What is needed.
The lines from the top of the material through the line with "0.006, 0.0, 0.0]" are to be set down exactly. Leave the pictures out.

Stored data.
+-------+

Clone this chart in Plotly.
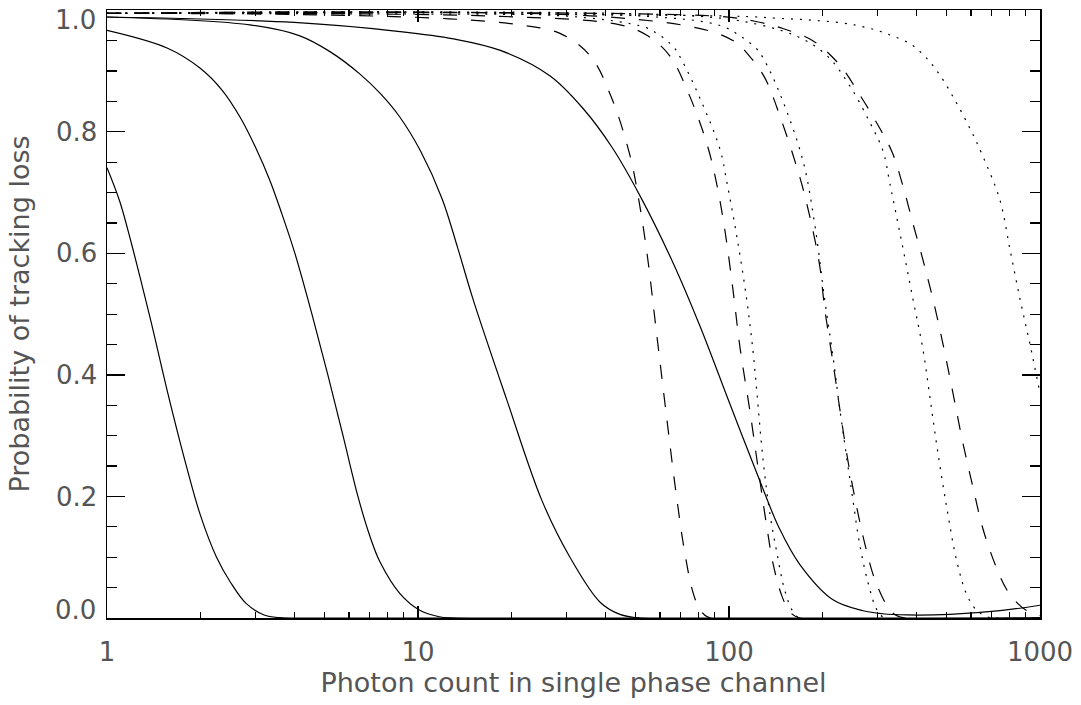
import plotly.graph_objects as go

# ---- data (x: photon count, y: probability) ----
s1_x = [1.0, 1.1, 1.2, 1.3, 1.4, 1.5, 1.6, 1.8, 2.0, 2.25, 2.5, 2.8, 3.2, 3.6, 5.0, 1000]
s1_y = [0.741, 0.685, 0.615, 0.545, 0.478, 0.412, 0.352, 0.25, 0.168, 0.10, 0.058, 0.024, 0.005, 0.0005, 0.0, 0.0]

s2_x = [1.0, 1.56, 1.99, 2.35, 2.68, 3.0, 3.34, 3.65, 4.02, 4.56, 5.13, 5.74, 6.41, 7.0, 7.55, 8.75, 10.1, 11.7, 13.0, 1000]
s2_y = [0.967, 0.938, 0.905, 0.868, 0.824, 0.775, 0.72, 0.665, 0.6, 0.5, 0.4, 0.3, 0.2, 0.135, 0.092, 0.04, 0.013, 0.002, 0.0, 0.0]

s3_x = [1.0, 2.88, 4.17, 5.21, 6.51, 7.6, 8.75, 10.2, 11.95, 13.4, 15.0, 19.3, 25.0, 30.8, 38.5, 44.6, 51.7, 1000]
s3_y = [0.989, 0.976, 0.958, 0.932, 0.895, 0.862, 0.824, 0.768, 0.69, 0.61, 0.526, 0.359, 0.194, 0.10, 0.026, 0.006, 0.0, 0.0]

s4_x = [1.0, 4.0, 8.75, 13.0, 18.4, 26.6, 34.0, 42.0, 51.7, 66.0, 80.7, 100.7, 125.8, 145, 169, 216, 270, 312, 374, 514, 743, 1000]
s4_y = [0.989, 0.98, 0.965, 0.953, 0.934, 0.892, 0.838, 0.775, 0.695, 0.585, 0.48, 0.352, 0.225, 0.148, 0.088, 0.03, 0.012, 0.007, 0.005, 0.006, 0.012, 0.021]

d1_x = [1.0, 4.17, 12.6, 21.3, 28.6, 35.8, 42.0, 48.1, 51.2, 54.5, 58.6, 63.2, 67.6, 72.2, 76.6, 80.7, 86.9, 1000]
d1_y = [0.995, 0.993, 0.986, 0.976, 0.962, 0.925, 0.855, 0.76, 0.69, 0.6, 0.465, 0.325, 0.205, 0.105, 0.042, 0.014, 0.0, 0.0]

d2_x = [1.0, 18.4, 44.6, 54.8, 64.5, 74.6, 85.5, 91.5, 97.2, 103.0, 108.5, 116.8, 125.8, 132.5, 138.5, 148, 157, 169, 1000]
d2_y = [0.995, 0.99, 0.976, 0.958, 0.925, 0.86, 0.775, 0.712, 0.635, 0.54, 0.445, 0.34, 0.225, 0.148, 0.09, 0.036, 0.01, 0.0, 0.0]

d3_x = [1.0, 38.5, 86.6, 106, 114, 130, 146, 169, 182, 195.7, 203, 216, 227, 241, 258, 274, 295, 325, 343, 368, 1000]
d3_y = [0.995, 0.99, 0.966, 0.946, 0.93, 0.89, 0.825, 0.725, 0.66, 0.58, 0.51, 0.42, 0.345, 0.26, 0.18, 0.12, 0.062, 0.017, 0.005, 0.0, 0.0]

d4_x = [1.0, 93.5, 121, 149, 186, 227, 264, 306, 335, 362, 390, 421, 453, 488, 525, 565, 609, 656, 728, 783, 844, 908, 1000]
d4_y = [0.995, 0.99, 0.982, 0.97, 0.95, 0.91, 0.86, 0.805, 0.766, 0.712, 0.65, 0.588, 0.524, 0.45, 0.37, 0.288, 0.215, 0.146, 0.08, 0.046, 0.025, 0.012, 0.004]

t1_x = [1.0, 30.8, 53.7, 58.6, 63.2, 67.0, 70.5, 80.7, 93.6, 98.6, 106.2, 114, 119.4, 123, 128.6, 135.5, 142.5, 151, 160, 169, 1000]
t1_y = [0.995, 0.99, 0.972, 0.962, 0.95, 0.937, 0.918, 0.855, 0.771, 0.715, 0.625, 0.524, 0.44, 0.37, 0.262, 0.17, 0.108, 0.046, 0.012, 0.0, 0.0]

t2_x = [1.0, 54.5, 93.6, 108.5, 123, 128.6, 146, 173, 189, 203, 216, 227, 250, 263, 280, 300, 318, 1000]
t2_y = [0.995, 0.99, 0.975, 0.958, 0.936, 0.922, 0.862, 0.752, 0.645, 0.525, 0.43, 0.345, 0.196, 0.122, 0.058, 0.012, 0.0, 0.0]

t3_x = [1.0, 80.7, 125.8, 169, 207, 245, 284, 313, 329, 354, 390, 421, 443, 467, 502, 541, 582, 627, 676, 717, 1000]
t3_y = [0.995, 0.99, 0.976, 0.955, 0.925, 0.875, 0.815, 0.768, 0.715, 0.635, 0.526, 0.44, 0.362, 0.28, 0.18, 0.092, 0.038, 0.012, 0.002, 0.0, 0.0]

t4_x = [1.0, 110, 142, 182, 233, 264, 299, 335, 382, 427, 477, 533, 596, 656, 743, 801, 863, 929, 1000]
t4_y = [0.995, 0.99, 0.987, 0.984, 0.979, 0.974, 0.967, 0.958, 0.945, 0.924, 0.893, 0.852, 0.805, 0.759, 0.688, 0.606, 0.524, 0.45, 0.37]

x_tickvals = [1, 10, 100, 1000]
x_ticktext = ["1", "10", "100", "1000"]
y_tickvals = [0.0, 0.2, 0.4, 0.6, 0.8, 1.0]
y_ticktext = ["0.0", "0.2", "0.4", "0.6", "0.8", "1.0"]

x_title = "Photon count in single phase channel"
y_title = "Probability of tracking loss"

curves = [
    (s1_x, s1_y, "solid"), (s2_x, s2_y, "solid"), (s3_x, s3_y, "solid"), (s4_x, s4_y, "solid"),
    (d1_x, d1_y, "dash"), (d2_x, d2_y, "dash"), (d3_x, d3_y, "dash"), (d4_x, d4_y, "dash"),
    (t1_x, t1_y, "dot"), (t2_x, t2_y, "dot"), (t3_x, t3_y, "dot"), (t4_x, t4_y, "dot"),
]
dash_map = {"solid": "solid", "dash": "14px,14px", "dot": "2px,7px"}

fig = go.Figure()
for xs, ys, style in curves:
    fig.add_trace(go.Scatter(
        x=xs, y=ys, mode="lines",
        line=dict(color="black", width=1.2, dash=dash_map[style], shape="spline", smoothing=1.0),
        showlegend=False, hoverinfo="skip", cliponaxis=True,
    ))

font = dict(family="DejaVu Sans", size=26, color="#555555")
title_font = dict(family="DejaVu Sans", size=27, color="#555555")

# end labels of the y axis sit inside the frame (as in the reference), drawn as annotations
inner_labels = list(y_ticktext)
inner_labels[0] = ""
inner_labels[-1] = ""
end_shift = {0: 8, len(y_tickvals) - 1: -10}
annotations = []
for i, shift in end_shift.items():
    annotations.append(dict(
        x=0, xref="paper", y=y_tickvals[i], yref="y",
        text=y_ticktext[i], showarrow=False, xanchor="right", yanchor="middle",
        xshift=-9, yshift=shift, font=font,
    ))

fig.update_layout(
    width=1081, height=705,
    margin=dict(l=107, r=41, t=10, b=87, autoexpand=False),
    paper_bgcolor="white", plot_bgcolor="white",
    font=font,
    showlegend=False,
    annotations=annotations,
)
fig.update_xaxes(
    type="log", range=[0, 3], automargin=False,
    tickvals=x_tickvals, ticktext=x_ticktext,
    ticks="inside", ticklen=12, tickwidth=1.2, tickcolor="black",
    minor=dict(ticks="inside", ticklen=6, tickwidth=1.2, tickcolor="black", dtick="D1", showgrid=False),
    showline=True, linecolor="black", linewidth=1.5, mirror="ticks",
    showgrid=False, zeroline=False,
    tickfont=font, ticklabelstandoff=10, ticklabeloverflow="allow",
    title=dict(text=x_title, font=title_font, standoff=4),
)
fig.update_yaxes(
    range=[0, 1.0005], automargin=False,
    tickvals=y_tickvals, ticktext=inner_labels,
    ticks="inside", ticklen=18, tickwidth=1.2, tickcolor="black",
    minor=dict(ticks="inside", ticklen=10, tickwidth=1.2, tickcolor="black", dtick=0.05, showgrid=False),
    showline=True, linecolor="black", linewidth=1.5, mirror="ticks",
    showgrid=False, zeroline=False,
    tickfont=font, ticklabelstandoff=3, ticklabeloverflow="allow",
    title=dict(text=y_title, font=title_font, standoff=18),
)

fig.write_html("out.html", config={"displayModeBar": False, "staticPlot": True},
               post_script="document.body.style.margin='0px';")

+-------+

The answer.
Clone this chart in Plotly.
import plotly.graph_objects as go

# ---- data (x: photon count, y: probability) ----
s1_x = [1.0, 1.1, 1.2, 1.3, 1.4, 1.5, 1.6, 1.8, 2.0, 2.25, 2.5, 2.8, 3.2, 3.6, 5.0, 1000]
s1_y = [0.741, 0.685, 0.615, 0.545, 0.478, 0.412, 0.352, 0.25, 0.168, 0.10, 0.058, 0.024, 0.005, 0.0005, 0.0, 0.0]

s2_x = [1.0, 1.56, 1.99, 2.35, 2.68, 3.0, 3.34, 3.65, 4.02, 4.56, 5.13, 5.74, 6.41, 7.0, 7.55, 8.75, 10.1, 11.7, 13.0, 1000]
s2_y = [0.967, 0.938, 0.905, 0.868, 0.824, 0.775, 0.72, 0.665, 0.6, 0.5, 0.4, 0.3, 0.2, 0.135, 0.092, 0.04, 0.013, 0.002, 0.0, 0.0]

s3_x = [1.0, 2.88, 4.17, 5.21, 6.51, 7.6, 8.75, 10.2, 11.95, 13.4, 15.0, 19.3, 25.0, 30.8, 38.5, 44.6, 51.7, 1000]
s3_y = [0.989, 0.976, 0.958, 0.932, 0.895, 0.862, 0.824, 0.768, 0.69, 0.61, 0.526, 0.359, 0.194, 0.10, 0.026, 0.006, 0.0, 0.0]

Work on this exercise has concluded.